Continues to exit mortgage servicing

To no surprise, Citigroup continued to pull away from mortgages, with mortgage originations falling by more than half, as shown in its latest second quarter earnings release.

Citigroup reported in its earnings released early Friday morning that net income for the second quarter 2017 reached $3.9 billion, or $1.28 per diluted share, on revenues of $17.9 billion. This compared to net income of $4 billion, or $1.24 per diluted share, on revenues of $17.5 billion for the second quarter 2016.

The bank’s EPS of $1.28 beat by $0.07, and its revenue of $17.9 billion beat by $530 million.

Mortgage originations, however, did not perform as well. The bank’s supplemental release revealed that originations of residential first mortgages fell to $3.1 billion in the second quarter, falling 52% from $6.4 billion in the second quarter of last year.

This is also down 18% from $3.8 billion in the first quarter of this year.

Meanwhile, looking back, the bank’s first-quarter earnings report revealed a drastic shift away from its mortgage servicing rights portfolio, as continued to shed mortgage-servicing rights.

According to Citi’s first-quarter report, the bank claimed $567 million in mortgage servicing rights as assets in the first quarter. That was down a whopping 64% from the fourth quarter of 2016, when the bank claimed $1.564 billion in MSR assets.

Now in the second quarter, the bank claimed $560 million in mortgage servicing rights, which is down 58% from $1.324 billion in MSR assets for the first quarter of 2017.

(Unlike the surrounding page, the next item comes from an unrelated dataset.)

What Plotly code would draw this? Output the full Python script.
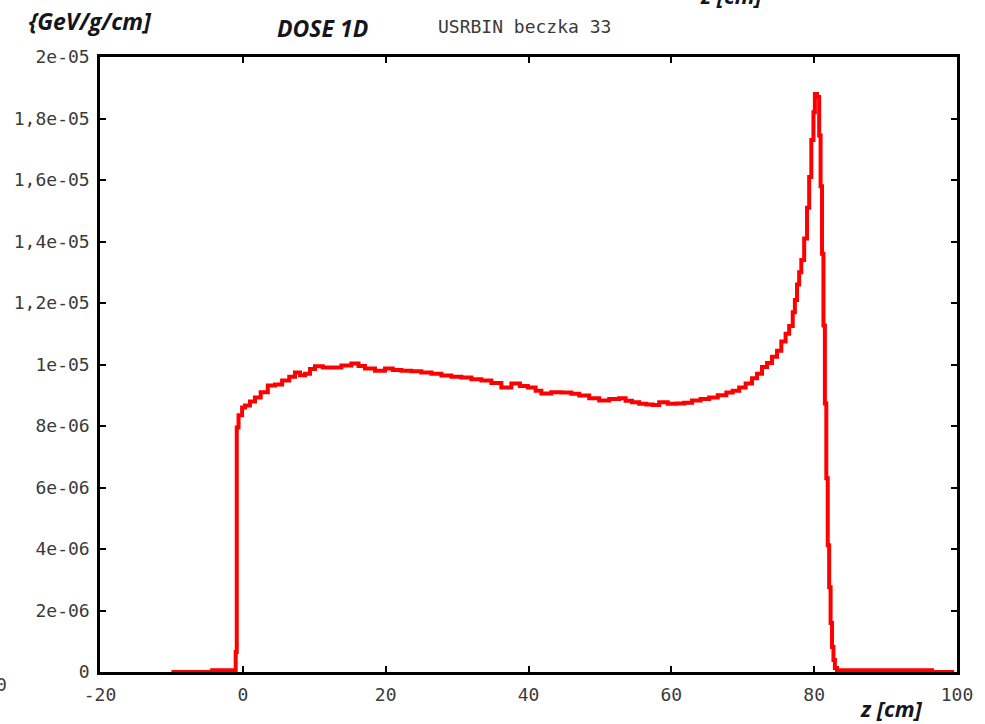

Similar to JPMorgan Chase, which also reported Friday morning, lower revenues in retail banking, driven by lower mortgage revenues, partially offset North America Global Consumer Banking revenues of $4.9 billion.

Retail banking revenues declined 2% mainly due to the lower mortgage revenues. Excluding mortgage, retail banking revenues increased 7% driven by continued growth in average loans, deposits and assets under management, as well as a benefit from higher interest rates.

“During the quarter, we saw continued momentum in our businesses, with loan and revenue growth across both sides of the house,” Citi CEO Michael Corbat said.

“Our Global Consumer Bank posted revenue growth in all three regions. Our Institutional Clients Group had a very strong quarter all-around, including its best Investment Banking performance in seven years.”